[Material provided]
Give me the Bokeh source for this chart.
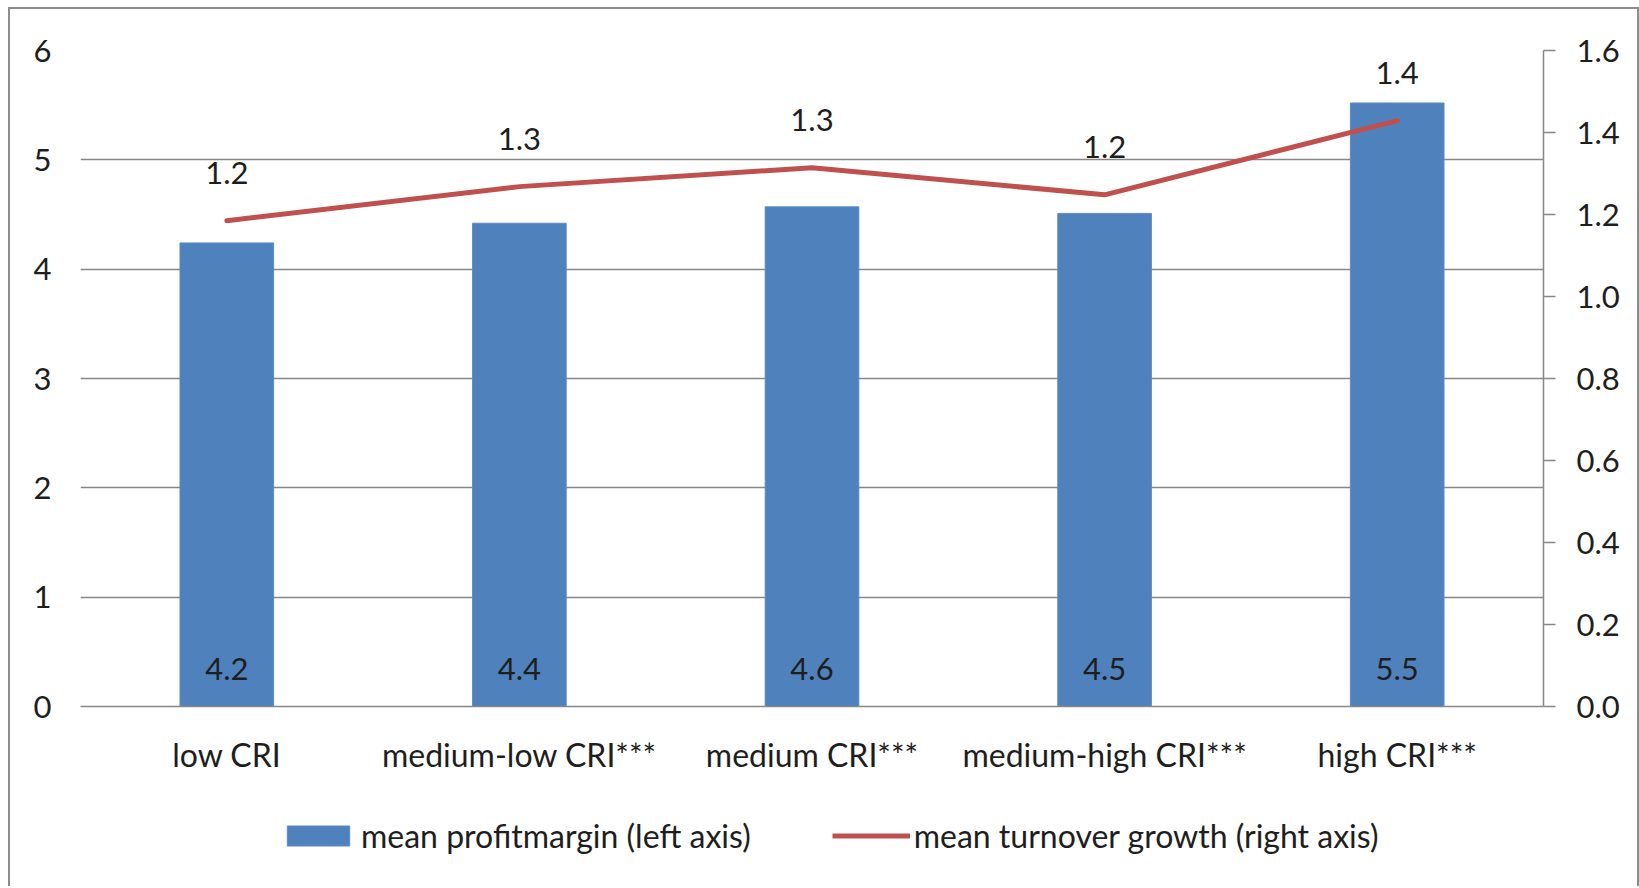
from bokeh.plotting import figure
from bokeh.layouts import column
from bokeh.models import (Range1d, LinearAxis, FactorRange, FixedTicker, NumeralTickFormatter,
                          Legend, LegendItem, ColumnDataSource)
from bokeh.core.properties import value
from bokeh.embed import file_html
from bokeh.resources import INLINE

categories = ["low CRI", "medium-low CRI***", "medium CRI***", "medium-high CRI***", "high CRI***"]
profit = [4.24, 4.42, 4.57, 4.51, 5.52]
growth = [1.185, 1.268, 1.314, 1.248, 1.429]
profit_labels = ["4.2", "4.4", "4.6", "4.5", "5.5"]
growth_labels = ["1.2", "1.3", "1.3", "1.2", "1.4"]
left_ticks = [0, 1, 2, 3, 4, 5, 6]
right_ticks = [0.0, 0.2, 0.4, 0.6, 0.8, 1.0, 1.2, 1.4, 1.6]
series_names = ["mean profitmargin (left axis)", "mean turnover growth (right axis)"]

FONT = "Lato"
FS = "31px"
FS_LBL = "32px"
TXT = "#1e1e1e"
GRID = "#878787"
BLUE = "#4F81BD"
BAR_EDGE = "#5b8cc6"
RED = "#C0504D"

src = ColumnDataSource(dict(cat=categories, profit=profit, growth=growth,
                            plab=profit_labels, glab=growth_labels,
                            base=[0 for _ in profit]))

p = figure(width=1627, height=791, x_range=FactorRange(*categories, range_padding=0),
           y_range=Range1d(left_ticks[0], left_ticks[-1]),
           output_backend="svg", toolbar_location=None,
           min_border_left=70, min_border_right=94, min_border_top=41, min_border_bottom=94)
p.outline_line_color = None
p.background_fill_color = "white"
p.border_fill_color = "white"

p.extra_y_ranges = {"right": Range1d(right_ticks[0], right_ticks[-1])}

# left axis
ya = p.yaxis[0]
ya.ticker = FixedTicker(ticks=left_ticks)
ya.axis_line_color = None
ya.major_tick_line_color = None
ya.minor_tick_line_color = None
ya.major_label_standoff = 23
ya.major_label_text_font = FONT
ya.major_label_text_font_size = FS
ya.major_label_text_color = TXT

# right axis
ra = LinearAxis(y_range_name="right", ticker=FixedTicker(ticks=right_ticks),
                formatter=NumeralTickFormatter(format="0.0"))
ra.axis_line_color = GRID
ra.axis_line_width = 1.5
ra.major_tick_line_color = GRID
ra.major_tick_line_width = 1.5
ra.major_tick_out = 12
ra.major_tick_in = 0
ra.minor_tick_line_color = None
ra.major_label_standoff = 21
ra.major_label_text_font = FONT
ra.major_label_text_font_size = FS
ra.major_label_text_color = TXT
p.add_layout(ra, "right")

# x axis
xa = p.xaxis[0]
xa.axis_line_color = GRID
xa.axis_line_width = 1.5
xa.major_tick_line_color = None
xa.minor_tick_line_color = None
xa.major_label_standoff = 22
xa.major_label_text_font = FONT
xa.major_label_text_font_size = FS_LBL
xa.major_label_text_color = TXT

p.xgrid.grid_line_color = None
p.ygrid.grid_line_color = GRID
p.ygrid.grid_line_width = 1.5

p.vbar(x="cat", top="profit", width=0.32, source=src, fill_color=BLUE,
       line_color=BAR_EDGE, line_width=1)
p.line(x="cat", y="growth", source=src, y_range_name="right", line_color=RED,
       line_width=5, line_cap="round", line_join="round")

p.text(x="cat", y="base", text="plab", source=src, text_align="center",
       text_baseline="middle", y_offset=-38, text_font=value(FONT),
       text_font_size=FS, text_color=TXT)
p.text(x="cat", y="growth", text="glab", source=src, y_range_name="right",
       text_align="center", text_baseline="middle", y_offset=-48,
       text_font=value(FONT), text_font_size=FS, text_color=TXT)

# legend strip (separate figure so that the legend is not clipped)
p2 = figure(width=1627, height=86, x_range=FactorRange(*categories, range_padding=0),
            y_range=Range1d(left_ticks[0], left_ticks[-1]),
            x_axis_type=None, y_axis_type=None, output_backend="svg", toolbar_location=None,
            min_border=0, min_border_left=0, min_border_right=0, min_border_top=0,
            min_border_bottom=0)
p2.outline_line_color = None
p2.background_fill_color = "white"
p2.border_fill_color = "white"
lb = p2.vbar(x="cat", top="profit", source=src, width=0.32, fill_color=BLUE,
             line_color=BAR_EDGE, line_width=1, visible=False)
ll = p2.line(x="cat", y="profit", source=src, line_color=RED, line_width=5,
             line_cap="butt", visible=False)

legend = Legend(items=[LegendItem(label=series_names[0], renderers=[lb]),
                       LegendItem(label=series_names[1], renderers=[ll])],
                orientation="horizontal", location=(199, 31))
legend.padding = 0
legend.margin = 0
legend.spacing = 81
legend.glyph_width = 78
legend.glyph_height = 25
legend.label_standoff = 4
legend.label_text_font = FONT
legend.label_text_font_size = FS_LBL
legend.label_text_color = TXT
legend.background_fill_alpha = 0
legend.border_line_color = None
p2.add_layout(legend)

layout = column(p, p2, spacing=0,
                styles={"margin-left": "8px", "margin-top": "7px",
                        "border-left": "2px solid #8c8c8c", "border-top": "2px solid #8c8c8c",
                        "border-right": "2px solid #8c8c8c", "background": "white"})

open("out.html", "w").write(file_html(layout, INLINE))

[Task goal] All of the data above should be quoted exactly, except for the pictures.

[The response]
Give me the Bokeh source for this chart.
from bokeh.plotting import figure
from bokeh.layouts import column
from bokeh.models import (Range1d, LinearAxis, FactorRange, FixedTicker, NumeralTickFormatter,
                          Legend, LegendItem, ColumnDataSource)
from bokeh.core.properties import value
from bokeh.embed import file_html
from bokeh.resources import INLINE

categories = ["low CRI", "medium-low CRI***", "medium CRI***", "medium-high CRI***", "high CRI***"]
profit = [4.24, 4.42, 4.57, 4.51, 5.52]
growth = [1.185, 1.268, 1.314, 1.248, 1.429]
profit_labels = ["4.2", "4.4", "4.6", "4.5", "5.5"]
growth_labels = ["1.2", "1.3", "1.3", "1.2", "1.4"]
left_ticks = [0, 1, 2, 3, 4, 5, 6]
right_ticks = [0.0, 0.2, 0.4, 0.6, 0.8, 1.0, 1.2, 1.4, 1.6]
series_names = ["mean profitmargin (left axis)", "mean turnover growth (right axis)"]

FONT = "Lato"
FS = "31px"
FS_LBL = "32px"
TXT = "#1e1e1e"
GRID = "#878787"
BLUE = "#4F81BD"
BAR_EDGE = "#5b8cc6"
RED = "#C0504D"

src = ColumnDataSource(dict(cat=categories, profit=profit, growth=growth,
                            plab=profit_labels, glab=growth_labels,
                            base=[0 for _ in profit]))

p = figure(width=1627, height=791, x_range=FactorRange(*categories, range_padding=0),
           y_range=Range1d(left_ticks[0], left_ticks[-1]),
           output_backend="svg", toolbar_location=None,
           min_border_left=70, min_border_right=94, min_border_top=41, min_border_bottom=94)
p.outline_line_color = None
p.background_fill_color = "white"
p.border_fill_color = "white"

p.extra_y_ranges = {"right": Range1d(right_ticks[0], right_ticks[-1])}

# left axis
ya = p.yaxis[0]
ya.ticker = FixedTicker(ticks=left_ticks)
ya.axis_line_color = None
ya.major_tick_line_color = None
ya.minor_tick_line_color = None
ya.major_label_standoff = 23
ya.major_label_text_font = FONT
ya.major_label_text_font_size = FS
ya.major_label_text_color = TXT

# right axis
ra = LinearAxis(y_range_name="right", ticker=FixedTicker(ticks=right_ticks),
                formatter=NumeralTickFormatter(format="0.0"))
ra.axis_line_color = GRID
ra.axis_line_width = 1.5
ra.major_tick_line_color = GRID
ra.major_tick_line_width = 1.5
ra.major_tick_out = 12
ra.major_tick_in = 0
ra.minor_tick_line_color = None
ra.major_label_standoff = 21
ra.major_label_text_font = FONT
ra.major_label_text_font_size = FS
ra.major_label_text_color = TXT
p.add_layout(ra, "right")

# x axis
xa = p.xaxis[0]
xa.axis_line_color = GRID
xa.axis_line_width = 1.5
xa.major_tick_line_color = None
xa.minor_tick_line_color = None
xa.major_label_standoff = 22
xa.major_label_text_font = FONT
xa.major_label_text_font_size = FS_LBL
xa.major_label_text_color = TXT

p.xgrid.grid_line_color = None
p.ygrid.grid_line_color = GRID
p.ygrid.grid_line_width = 1.5

p.vbar(x="cat", top="profit", width=0.32, source=src, fill_color=BLUE,
       line_color=BAR_EDGE, line_width=1)
p.line(x="cat", y="growth", source=src, y_range_name="right", line_color=RED,
       line_width=5, line_cap="round", line_join="round")

p.text(x="cat", y="base", text="plab", source=src, text_align="center",
       text_baseline="middle", y_offset=-38, text_font=value(FONT),
       text_font_size=FS, text_color=TXT)
p.text(x="cat", y="growth", text="glab", source=src, y_range_name="right",
       text_align="center", text_baseline="middle", y_offset=-48,
       text_font=value(FONT), text_font_size=FS, text_color=TXT)

# legend strip (separate figure so that the legend is not clipped)
p2 = figure(width=1627, height=86, x_range=FactorRange(*categories, range_padding=0),
            y_range=Range1d(left_ticks[0], left_ticks[-1]),
            x_axis_type=None, y_axis_type=None, output_backend="svg", toolbar_location=None,
            min_border=0, min_border_left=0, min_border_right=0, min_border_top=0,
            min_border_bottom=0)
p2.outline_line_color = None
p2.background_fill_color = "white"
p2.border_fill_color = "white"
lb = p2.vbar(x="cat", top="profit", source=src, width=0.32, fill_color=BLUE,
             line_color=BAR_EDGE, line_width=1, visible=False)
ll = p2.line(x="cat", y="profit", source=src, line_color=RED, line_width=5,
             line_cap="butt", visible=False)

legend = Legend(items=[LegendItem(label=series_names[0], renderers=[lb]),
                       LegendItem(label=series_names[1], renderers=[ll])],
                orientation="horizontal", location=(199, 31))
legend.padding = 0
legend.margin = 0
legend.spacing = 81
legend.glyph_width = 78
legend.glyph_height = 25
legend.label_standoff = 4
legend.label_text_font = FONT
legend.label_text_font_size = FS_LBL
legend.label_text_color = TXT
legend.background_fill_alpha = 0
legend.border_line_color = None
p2.add_layout(legend)

layout = column(p, p2, spacing=0,
                styles={"margin-left": "8px", "margin-top": "7px",
                        "border-left": "2px solid #8c8c8c", "border-top": "2px solid #8c8c8c",
                        "border-right": "2px solid #8c8c8c", "background": "white"})

open("out.html", "w").write(file_html(layout, INLINE))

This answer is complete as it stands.